Current indicators suggest that the present level of construction across the US will continue strong through the remainder of 2018 and into 2019. Many of our contacts in the industry have reported that they expect this volume of construction to level off and slowdown beginning late 2019 to early 2020. Once this happens, demand should reduce, effectively alleviating price pressure points for steel as well as other materials.
In the meantime, developers, architects, and contractors are recommended to take the following measures to manage the risk of material cost increases on their upcoming projects:
For Projects In Planning Or Design
- Review cost assumptions for structural steel (priority) and reinforcing steel and other miscellaneous steel components (secondary). Consider price adjustments to mitigate potential risk. MGAC currently recommends a $200/TN adjustment for steel and rebar.
- Monitor market conditions at regular intervals for change.
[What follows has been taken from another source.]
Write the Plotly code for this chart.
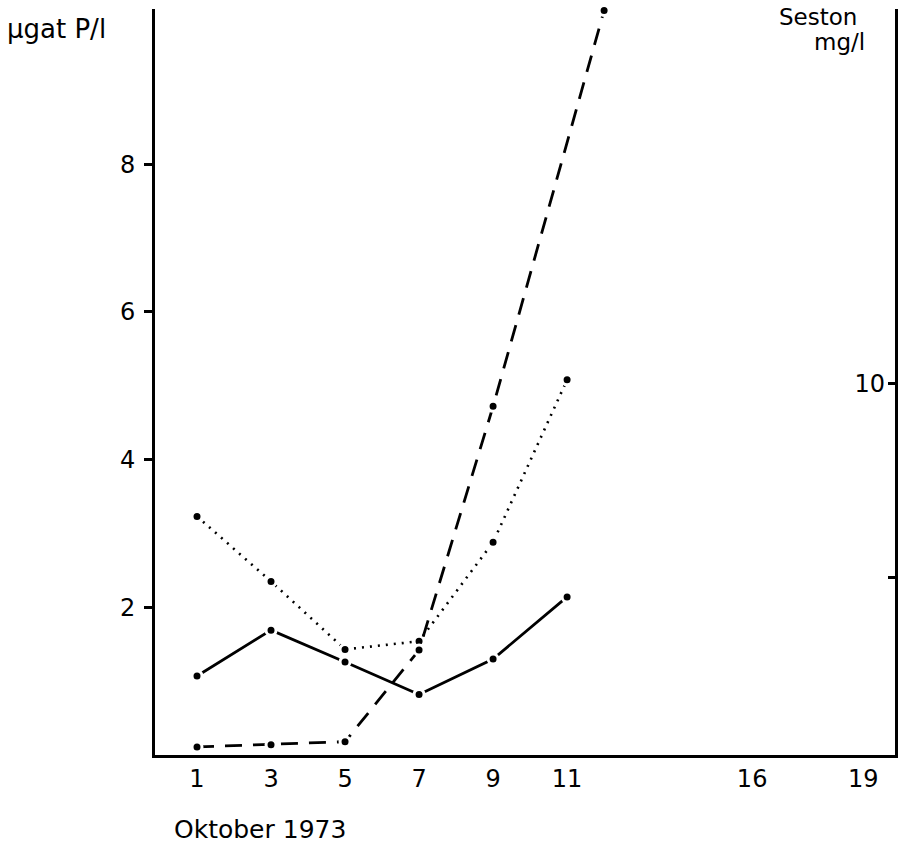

- Review project contingency levels for appropriateness.
For Projects Bidding Within The Next 6 Months
- Understand procurement or contractual options for sourcing raw steel products for your project.
- Review bid documents relating to price guarantee duration or consider fluctuation clauses specific to material cost to limit bidder risk.
- Consider a bidding contingency as protection against high bids.
- Consider options for early or pre-purchase of steel to lock in prices.